Pat Ritchie has revealed that of 140 organisations committed to the Affordable Homes Programme (AHP), only 21 are still to sign contracts (as at 13 June) - mostly local authorities adapting to self-financing changes.

The chief executive of the HCA was talking at NHBC¿s panel during the CIH annual conference in Manchester. The post-2015 programme is dependent on the outcome of the next spending review but is expected to again leverage assets. A return to extensive grant-funding is unlikely.

L&Q's Jerome Geoghegan explained their £1.25 billion development programme and called for "Local authorities to review their shopping list of planning conditions" to help viability. He also expressed concern that some communities "feel they have a divine right to object to development on their patch". Based predominantly in London and the South East, L&Q is keen to maximise the asset value of prime sites to aid discussions with bond investors. That may mean offering additional affordable homes on other sites.
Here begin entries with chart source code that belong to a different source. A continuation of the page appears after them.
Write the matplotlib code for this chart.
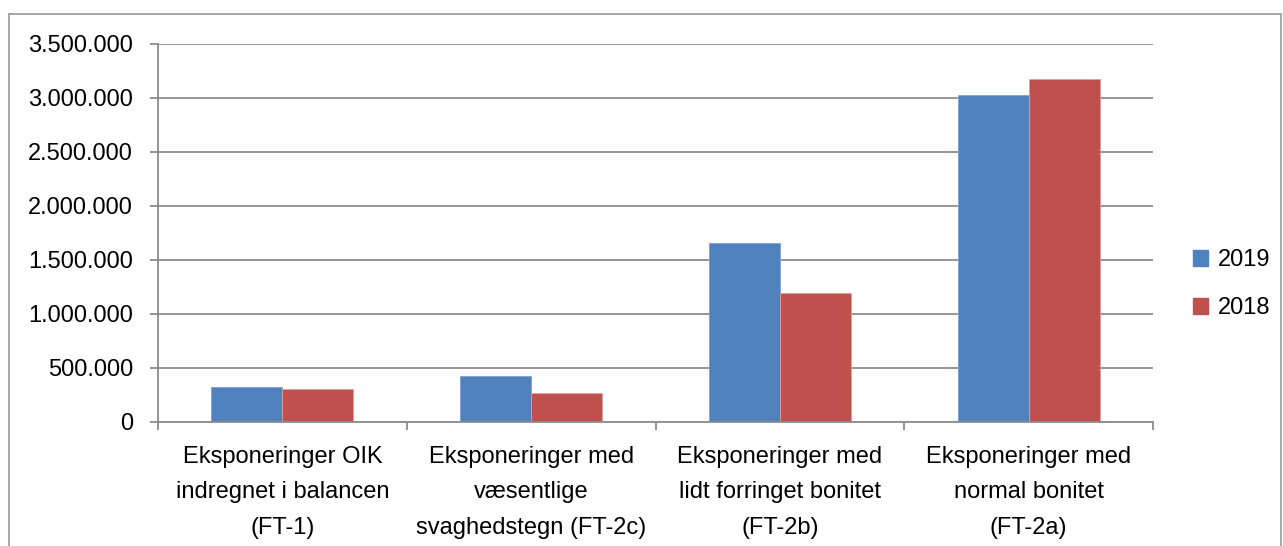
import matplotlib.pyplot as plt
import matplotlib.patches as mpatches
import numpy as np
from matplotlib.ticker import FuncFormatter

categories = [
    "Eksponeringer OIK\nindregnet i balancen\n(FT-1)",
    "Eksponeringer med\nvæsentlige\nsvaghedstegn (FT-2c)",
    "Eksponeringer med\nlidt forringet bonitet\n(FT-2b)",
    "Eksponeringer med\nnormal bonitet\n(FT-2a)",
]
values_2019 = [324000, 424000, 1655000, 3025000]
values_2018 = [305000, 266000, 1193000, 3172000]
series_labels = ["2019", "2018"]

blue = "#4f81bd"
red = "#c0504d"
grid_col = "#8c8c8c"

plt.rcParams['font.family'] = ['Liberation Sans', 'DejaVu Sans']

fig = plt.figure(figsize=(12.83, 5.46), dpi=100)
ax = fig.add_axes((158 / 1283, 124 / 546, 995 / 1283, 378 / 546))

x = np.arange(len(categories))
w = 1 / 3.5
ax.bar(x - w / 2, values_2019, w, color=blue, edgecolor="#7aa0d4", linewidth=0.6,
       label=series_labels[0], zorder=3)
ax.bar(x + w / 2, values_2018, w, color=red, edgecolor="#e0a0a0", linewidth=0.6,
       label=series_labels[1], zorder=3)

ax.set_xlim(-0.5, len(categories) - 0.5)
ax.set_ylim(0, 3500000)
ax.set_yticks(np.arange(0, 3500001, 500000))
ax.yaxis.set_major_formatter(FuncFormatter(lambda v, p: f"{int(v):,}".replace(",", ".")))
ax.grid(axis="y", color=grid_col, linewidth=1.3, zorder=0)

# category labels centred, ticks on boundaries
ax.set_xticks(x)
ax.set_xticklabels(categories, fontsize=17, linespacing=1.8)
ax.tick_params(axis="x", length=0, pad=17)
ax.set_xticks(np.arange(-0.5, len(categories)), minor=True)
ax.tick_params(axis="x", which="minor", length=6, width=1.3, color=grid_col, direction="out")
ax.tick_params(axis="y", length=6, width=1.3, color=grid_col, labelsize=17, pad=12)

for s in ["top", "right"]:
    ax.spines[s].set_visible(False)
for s in ["left", "bottom"]:
    ax.spines[s].set_color(grid_col)
    ax.spines[s].set_linewidth(1.3)
    ax.spines[s].set_zorder(4)

handles = [mpatches.Patch(color=blue, label=series_labels[0]),
           mpatches.Patch(color=red, label=series_labels[1])]
fig.legend(handles=handles, loc="center left", bbox_to_anchor=(1193 / 1283, 1 - 284 / 546),
           frameon=False, fontsize=17, handlelength=0.65, handleheight=0.65,
           handletextpad=0.4, labelspacing=1.1, borderpad=0, borderaxespad=0)

# outer chart border
fig.patches.append(mpatches.Rectangle((9 / 1283, -0.05), 1272 / 1283, 1.05 - 14 / 546,
                                      transform=fig.transFigure, fill=False,
                                      edgecolor="#a0a0a0", linewidth=1.3))

fig.savefig("out.png", dpi=100)
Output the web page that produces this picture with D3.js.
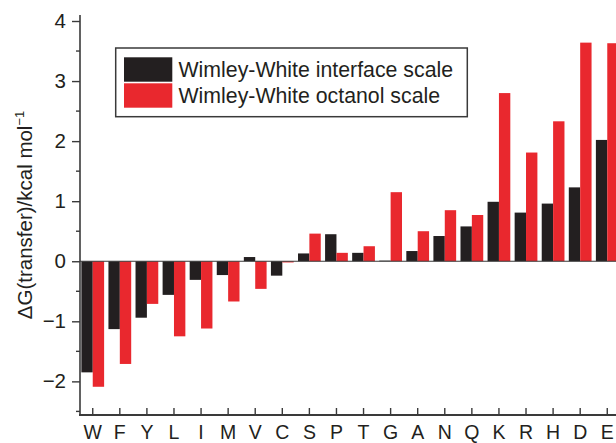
<!DOCTYPE html>
<html>
<head>
<meta charset="utf-8">
<script src="https://cdn.jsdelivr.net/npm/d3@7"></script>
<style>
  html, body { margin: 0; padding: 0; background: #fff; }
  svg { display: block; font-family: "Liberation Sans", Arial, Helvetica, sans-serif; }
</style>
</head>
<body>
<svg id="chart" width="616" height="443"></svg>
<script>
// Amino acids, ordered from most to least favourable transfer
const residues = ["W","F","Y","L","I","M","V","C","S","P","T","G","A","N","Q","K","R","H","D","E"];
// Free energy of transfer (kcal/mol), interface scale
const interfaceScale = [-1.85,-1.13,-0.94,-0.56,-0.31,-0.23,0.07,-0.24,0.13,0.45,0.14,0.01,0.17,0.42,0.58,0.99,0.81,0.96,1.23,2.02];
// Free energy of transfer (kcal/mol), octanol scale
const octanolScale = [-2.09,-1.71,-0.71,-1.25,-1.12,-0.67,-0.46,-0.02,0.46,0.14,0.25,1.15,0.50,0.85,0.77,2.80,1.81,2.33,3.64,3.63];
const seriesNames = ["Wimley-White interface scale", "Wimley-White octanol scale"];
const yMajorTicks = [-2,-1,0,1,2,3,4];
const yMinorTicks = [-2.5,-1.5,-0.5,0.5,1.5,2.5,3.5];

const colors = ["#231f20", "#e9282e"];
const svg = d3.select("#chart");

const x = d3.scaleBand().domain(residues).range([79.2, 620.8]).padding(0);
const y = d3.scaleLinear().domain([-2.56, 4.1]).range([415, 15]);
const barW = x.bandwidth() * 0.42;
const cx = d => x(d) + x.bandwidth() / 2;

const axisColor = "#3a3a3a";

// bars
const series = [interfaceScale, octanolScale];
series.forEach((vals, s) => {
  svg.append("g").selectAll("rect")
    .data(residues.map((r, i) => ({ r, v: vals[i] })))
    .join("rect")
    .attr("x", d => s === 0 ? cx(d.r) - barW : cx(d.r))
    .attr("width", barW)
    .attr("y", d => y(Math.max(0, d.v)))
    .attr("height", d => Math.abs(y(d.v) - y(0)))
    .attr("fill", colors[s]);
});

// zero line
svg.append("line")
  .attr("x1", 80).attr("x2", 616)
  .attr("y1", y(0)).attr("y2", y(0))
  .attr("stroke", axisColor).attr("stroke-width", 1.2);

// y axis
const yAxis = svg.append("g").attr("transform", "translate(80,0)")
  .call(d3.axisLeft(y).tickValues(yMajorTicks).tickSize(8).tickPadding(6).tickFormat(d3.format("d")));
yAxis.select(".domain").remove();
yAxis.selectAll(".tick line").attr("stroke", axisColor).attr("stroke-width", 1.4);
yAxis.selectAll(".tick text").attr("font-size", 20.5).attr("fill", "#231f20")
  .attr("font-family", "Liberation Sans, Arial, sans-serif");
svg.append("g").selectAll("line").data(yMinorTicks).join("line")
  .attr("x1", 76).attr("x2", 80)
  .attr("y1", d => y(d)).attr("y2", d => y(d))
  .attr("stroke", axisColor).attr("stroke-width", 1.4);
svg.append("line").attr("x1", 80).attr("x2", 80).attr("y1", 15).attr("y2", 415)
  .attr("stroke", axisColor).attr("stroke-width", 1.6);

// x axis (ticks point into the plot)
const xAxis = svg.append("g").attr("transform", "translate(0,415)")
  .call(d3.axisBottom(x).tickSizeInner(-7).tickSizeOuter(0).tickPadding(10));
xAxis.select(".domain").remove();
xAxis.selectAll(".tick line").attr("stroke", axisColor).attr("stroke-width", 1.4);
xAxis.selectAll(".tick text").attr("font-size", 19.5).attr("fill", "#231f20")
  .attr("font-family", "Liberation Sans, Arial, sans-serif");
svg.append("line").attr("x1", 79).attr("x2", 616).attr("y1", 415).attr("y2", 415)
  .attr("stroke", axisColor).attr("stroke-width", 1.8);

// y axis title
const yTitle = svg.append("text")
  .attr("transform", "translate(32,215) rotate(-90)")
  .attr("text-anchor", "middle")
  .attr("font-size", 20.5)
  .attr("fill", "#231f20");
yTitle.append("tspan").text("ΔG(transfer)/kcal mol");
yTitle.append("tspan").attr("font-size", 13).attr("dy", -8).text("−1");

// legend
const legend = svg.append("g");
legend.append("rect")
  .attr("x", 115.7).attr("y", 48).attr("width", 351.6).attr("height", 68.7)
  .attr("fill", "#fff").attr("stroke", "#3a3a3a").attr("stroke-width", 1.5);
seriesNames.forEach((name, i) => {
  legend.append("rect")
    .attr("x", 124).attr("y", 57.3 + i * 26).attr("width", 48.3).attr("height", 24.4)
    .attr("fill", colors[i]);
  legend.append("text")
    .attr("x", 178.5).attr("y", 76.5 + i * 26)
    .attr("font-size", 21.3).attr("fill", "#231f20")
    .text(name);
});
</script>
</body>
</html>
Delegates heard Dr Ashley Lane of Persimmon recognised the transition from one funding programme to the new AHP, but called for HCA contracts to be more flexible, given the potential changes during the 12-18 month gap between bidding for funding and starting on site.

Delegates and the panel all agreed on the current challenges, namely:

  • Time is needed for the NPPF to bed down, and interpretation will vary across local authorities;
  • Overlapping regulations increase costs and mean fewer units can be built
  • Mortgage finance is holding back purchases
  • Local authorities need to approach viability discussions 'sensibly'.